Publication date: December 9, 2014
I received a copy of this book from the publisher through Net Galley for an honest review.
If you’ve found yourself almost inconsolable after your pet died, please know that you re normal. If you’ve found that your family and friends don t seem to understand the level of your grief, please know that, too, is normal. Without comparing our relationships with our pets to those with people, we know that, because of the unique emotional relationships we have with our pets, their deaths produce a level of pain that is difficult to describe. If you relate to any or all of these sentences, this book is for you. We have been there, and most probably will be there again. We will be with you on this journey to help your heart deal with the absence of your cherished companion. Russell, Cole, and John Your relationship with your pet is special it s a bond that is very different than those that human beings share with each other. When a beloved pet passes away, people often resort to incorrect mechanisms to deal with the grief, such as trying to move too quickly past the loss (dismissing the real impact), or even attempting to replace the pet immediately. However, these are merely two myths out of six that the authors discuss and dismantle in The Grief Recovery Handbook for Pet Loss. Based on the authors Grief Recovery Method(r), this book addresses how losing a pet is different from losing a human loved one, and ultimately, how to move on with life.
I was browsing through the new books for request over at Net Galley and came across this title and new I needed to request it. I am a huge animal lover and the only point in my life that didn’t include one or many companion animals was the years I spent in college, even then I had a fish for a few months (the only pet allowed in dorm). If you have pets it is natural that you are going to lose pets; be it to death, surrendering, re-homing or other reason.
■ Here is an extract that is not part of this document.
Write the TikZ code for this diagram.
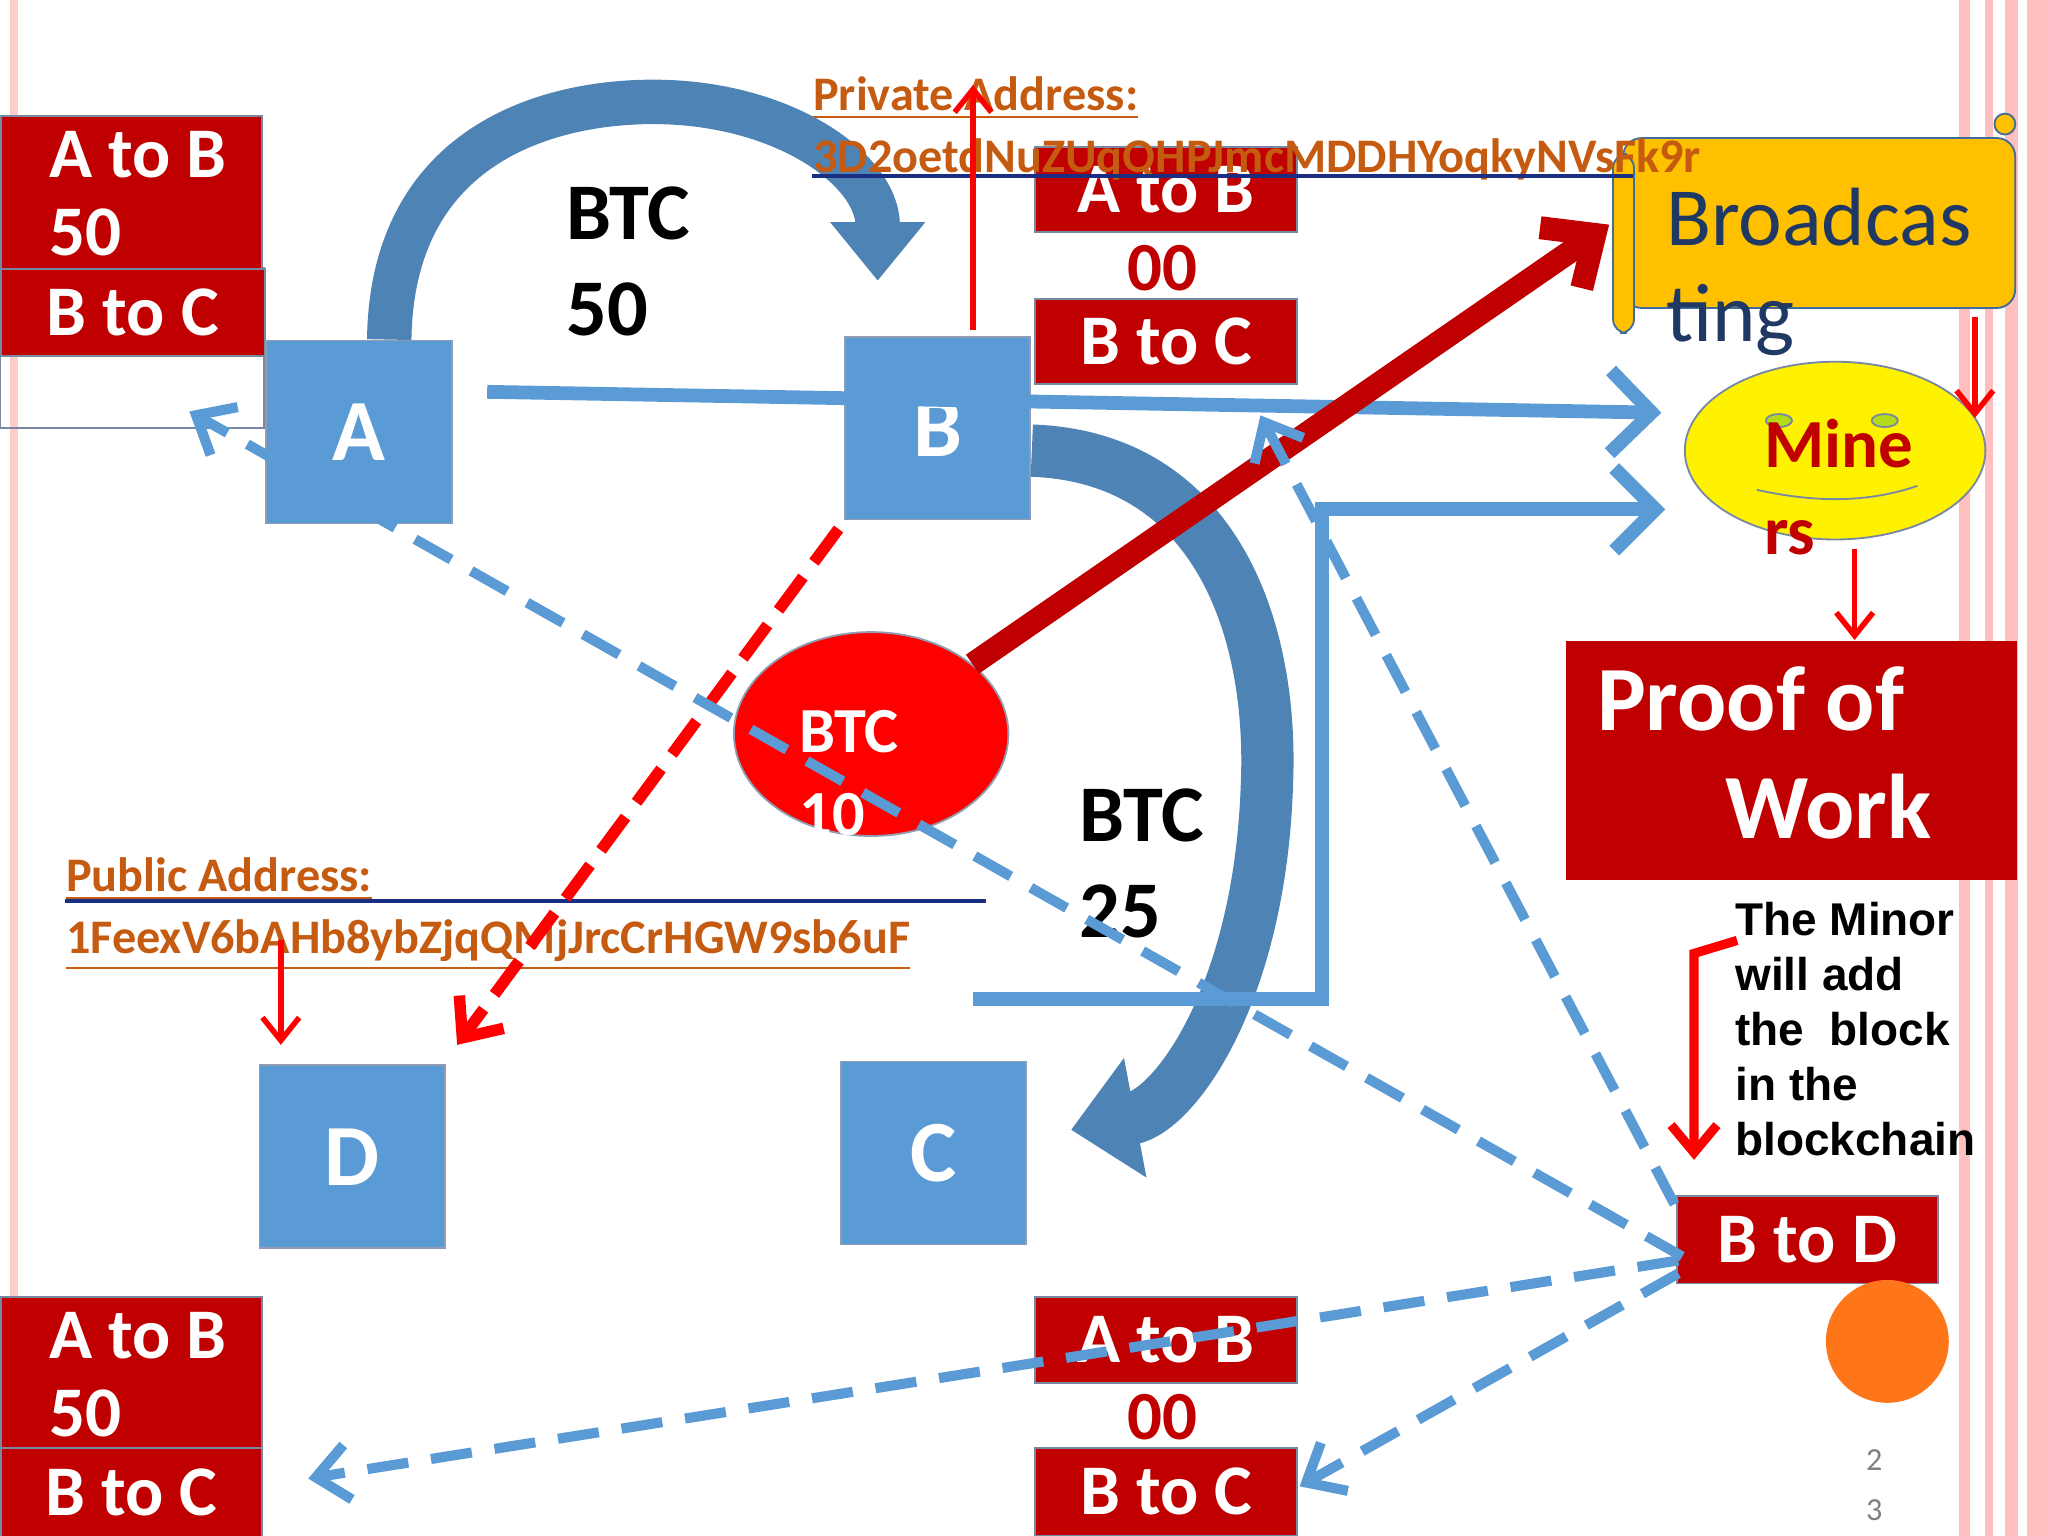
\documentclass[tikz,border=0pt]{standalone}
\usepackage{fontspec}
\setmainfont{Carlito}
\newfontfamily\arialf{Liberation Sans}
\usetikzlibrary{arrows.meta,positioning,calc,shapes.geometric}
\definecolor{boxred}{HTML}{C00000}
\definecolor{sqblue}{HTML}{5B9BD5}
\definecolor{addr}{HTML}{C55A11}
\definecolor{navy}{HTML}{1F3864}
\definecolor{gold}{HTML}{FFC000}
\tikzset{
  tx/.style={draw=navy!60,fill=boxred,text=white,font=\bfseries\fontsize{15.5}{18}\selectfont,inner sep=0pt,anchor=north west},
  wt/.style={text=white,font=\bfseries\fontsize{15.5}{17}\selectfont,align=left,anchor=north west,inner sep=0pt},
  sq/.style={draw=navy!50,fill=sqblue,text=white,font=\bfseries\fontsize{19}{24}\selectfont,anchor=north west,inner sep=0pt,minimum width=1.42cm,minimum height=1.4cm},
  bdash/.style={draw=sqblue,line width=2.2pt,dash pattern=on 9pt off 5pt,-{Straight Barb[length=7pt,width=12pt]}},
  rarr/.style={draw=red,line width=1.2pt,-{Straight Barb[length=5pt,width=8pt]}},
  big/.style={draw=none,font=\bfseries\fontsize{17.5}{21}\selectfont,align=left,anchor=north west,inner sep=0pt}
}
\begin{document}
\begin{tikzpicture}[x=0.01cm,y=-0.01cm]
\useasboundingbox (0,0) rectangle (1568,1176);
% frame
\fill[red!20] (8,0) rectangle (14,1176);
\foreach \x/\w in {1500/8,1520/6,1535/10,1552/16} \fill[red!25] (\x,0) rectangle ++(\w,1176);
% blocks left and centre
\draw[navy!60,thin] (0,205) rectangle (202,328);
\node[tx,minimum width=2cm,minimum height=1.17cm] (ab1) at (0,88) {};
\node[wt] (ab1t) at (37,100) {A to B\\50};
\node[tx,minimum width=2.02cm,minimum height=0.67cm] (bc1) at (0,205) {B to C};
\node[tx,minimum width=2cm,minimum height=0.65cm] (ab2) at (792,112) {A to B};
\node[text=boxred,font=\bfseries\fontsize{15}{18}\selectfont] (zz1) at (890,205) {00};
\node[tx,minimum width=2cm,minimum height=0.65cm] (bc2) at (792,228) {B to C};
\node[tx,minimum width=2cm,minimum height=1.16cm] (ab3) at (0,992) {};
\node[wt] (ab3t) at (37,1004) {A to B\\50};
\node[tx,minimum width=2cm,minimum height=0.68cm] (bc3) at (0,1108) {B to C};
\node[tx,minimum width=2cm,minimum height=0.66cm] (ab4) at (792,992) {A to B};
\node[text=boxred,font=\bfseries\fontsize{15}{18}\selectfont] (zz2) at (890,1085) {00};
\node[tx,minimum width=2cm,minimum height=0.67cm] (bc4) at (792,1108) {B to C};
% squares
\node[sq] (A) at (203,260) {A};
\node[sq] (B) at (646,257) {B};
\node[sq] (D) at (198,815) {D};
\node[sq] (C) at (643,812) {C};
% curved arrows
\draw[sqblue!85!black,line width=0.34cm,-{Triangle[length=0.45cm,width=0.7cm]}] (298,260) .. controls (300,110) and (420,78) .. (500,78) .. controls (600,78) and (672,130) .. (672,215);
\draw[sqblue!85!black,line width=0.4cm,-{Triangle[length=0.5cm,width=0.9cm]}] (790,345) .. controls (930,350) and (975,480) .. (970,600) .. controls (965,760) and (900,850) .. (820,865);
\node[big] (t50) at (433,142) {BTC\\50};
\node[big] (t25) at (826,603) {BTC\\25};
% solid blue lines
\coordinate (s1) at (373,300);
\coordinate (e1) at (1272,316);
\draw[sqblue,line width=3pt,-{Straight Barb[length=9pt,width=18pt]}] (s1) -- (e1);
\coordinate (s2) at (745,765);
\coordinate (k1) at (1012,765);
\coordinate (k2) at (1012,390);
\coordinate (e2) at (1275,390);
\draw[sqblue,line width=3pt,-{Straight Barb[length=9pt,width=18pt]}] (s2) -- (k1) -- (k2) -- (e2);
% red coin
\node[ellipse,draw=navy!50,fill=red,minimum width=2.1cm,minimum height=1.56cm] (coin) at (667,562) {};
\node[text=white,font=\bfseries\fontsize{14}{18}\selectfont,align=left] (coint) at (650,592) {BTC\\10};
\coordinate (bc) at (1232,172);
\draw[boxred,line width=5pt,-{Straight Barb[length=9pt,width=16pt]}] (coin) -- (bc);
% broadcasting scroll
\node[draw=sqblue!70!black,fill=gold,rounded corners=4pt,minimum width=3cm,minimum height=1.3cm,anchor=north west] (scroll) at (1242,105) {};
\draw[sqblue!70!black,fill=gold,rounded corners=3pt] (1235,118) rectangle (1251,255);
\draw[sqblue!70!black,fill=gold] (1535,95) circle (8);
\node[text=navy,font=\fontsize{18}{21}\selectfont,align=left,anchor=north west,inner sep=0pt] (bt) at (1275,143) {Broadcas\\ting};
% addresses
\node[text=addr,font=\bfseries\fontsize{10.5}{13.5}\selectfont,align=left,anchor=north west,inner sep=0pt] (priv) at (622,58) {\underline{Private Address:}\\3D2oetdNuZUqQHPJmcMDDHYoqkyNVsFk9r};
\coordinate (pl1) at (622,135); \coordinate (pl2) at (1250,135);
\draw[navy!80!blue,thick] (pl1) -- (pl2);
\node[text=addr,font=\bfseries\fontsize{10.5}{13.5}\selectfont,align=left,anchor=north west,inner sep=0pt] (pub) at (50,656) {\underline{Public Address:}\\\underline{1FeexV6bAHb8ybZjqQMjJrcCrHGW9sb6uF}};
\coordinate (ql1) at (50,690); \coordinate (ql2) at (755,690);
\draw[navy!80!blue,thick] (ql1) -- (ql2);
% miners
\node[ellipse,draw=navy!60,fill=yellow,minimum width=2.3cm,minimum height=1.36cm] (min) at (1405,345) {};
\draw[navy!60] (1345,375) .. controls (1390,385) and (1430,385) .. (1468,372);
\draw[navy!60,fill=yellow!70!green] (1362,322) ellipse (10 and 5);
\draw[navy!60,fill=yellow!70!green] (1443,322) ellipse (10 and 5);
\node[text=boxred,font=\bfseries\fontsize{15}{19}\selectfont,align=left,anchor=north west,inner sep=0pt] (mt) at (1350,320) {Mine\\rs};
% proof of work
\node[fill=boxred,minimum width=3.45cm,minimum height=1.83cm,anchor=north west] (pow) at (1198,490) {};
\node[text=white,font=\bfseries\fontsize{20}{23.5}\selectfont,align=left,anchor=north west,inner sep=0pt] (powt) at (1222,510) {Proof of\\\hspace*{28pt}Work};
\node[font=\arialf\bfseries\fontsize{10}{12}\selectfont,align=left,anchor=north west,inner sep=0pt] (note) at (1328,690) {The Minor\\will add\\the\ \ block\\in the\\blockchain};
\node[tx,minimum width=2cm,minimum height=0.67cm] (bd) at (1283,915) {B to D};
\node[circle,fill=orange!80!red!90,minimum size=0.94cm] (dot) at (1445,1027) {};
% red arrows
\coordinate (r1) at (745,253); \coordinate (r1e) at (745,65);
\draw[rarr] (r1) -- (r1e);
\coordinate (r2) at (1512,243); \coordinate (r2e) at (1512,320);
\draw[rarr] (r2) -- (r2e);
\coordinate (r3) at (1420,420); \coordinate (r3e) at (1420,490);
\draw[rarr] (r3) -- (r3e);
\coordinate (r4) at (215,720); \coordinate (r4e) at (215,800);
\draw[rarr] (r4) -- (r4e);
\coordinate (r5) at (1330,720); \coordinate (r5k) at (1297,730); \coordinate (r5e) at (1297,888);
\draw[draw=red,line width=2pt,-{Straight Barb[length=6pt,width=10pt]}] (r5) -- (r5k) -- (r5e);
\coordinate (r6) at (642,405); \coordinate (r6e) at (350,800);
\draw[red,line width=2.5pt,dash pattern=on 9pt off 4pt,-{Straight Barb[length=7pt,width=12pt]}] (r6) -- (r6e);
% dashed blue
\coordinate (d0a) at (1285,965); \coordinate (d0b) at (1285,975);
\coordinate (d0c) at (1282,922); \coordinate (d0d) at (1288,962);
\coordinate (d1) at (236,1132); \coordinate (d2) at (995,1138);
\coordinate (d3) at (965,318); \coordinate (d4) at (145,315);
\draw[bdash] (d0a) -- (d1);
\draw[bdash] (d0b) -- (d2);
\draw[bdash] (d0c) -- (d3);
\draw[bdash] (d0d) -- (d4);
% page number
\node[text=gray,font=\fontsize{7}{11}\selectfont,align=center] (pg) at (1435,1137) {2\\3};
\end{tikzpicture}
\end{document}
This loss that we feel over the absence of our friend, no family member is just as devastating as any other sort of loss one can experience. I’ve lost many good friends over the years and with sharing my life with a group of rapidly aging pet now, I know loss is going to be in my near future as well. I needed to read this book.
There is a lot of good advice in this book, and I am inclined to look into their other titles on the topic of loss and grief they have available. Readers need to come to this book with an open mind and be ready to put aside some of the cultural stereo types as to what is acceptable and appropriate behavior when it comes to the loss of a pet. Some of the ideas made me a little uncomfortable, or perhaps I felt foolish when I thought of putting them into practice, but I realized that was just me coming to this from the idea of how we ‘should’ grieve a pet. While I didn’t do all the work they suggested right then, I think I will give it a try next time I have to come to terms with letting a pet go and processing their death. Perhaps it will help.
I liked how the authors of this book respected the bond between pet, of any type, and their owner. It felt that they truly wished to honor those connections that become so important in our lives. Many of the ideas in these pages helped me to understand much of my past behavior and reactions to loss. I am seeing some of the events of my past with a different light and I think I will also be a more compassionate person the next time I go to comfort someone else over their loss as well.
I liked how the book was structured as well. It started the reader off slowly, encouraging them to re-read and take the process slowly. The exercises start off rather analytic at first, which gives the griever a safe zone to start exploring the death and loss, and then the text moves into the deeper issues and has the reader face some of their stronger emotions in non-judgmental way. The personal examples provided helped a lot as well, it gave the reader a way to see that the authors had themselves experienced a similar loss and had taken these steps too. I think it helped the reader empathize and appreciate the advice being given better.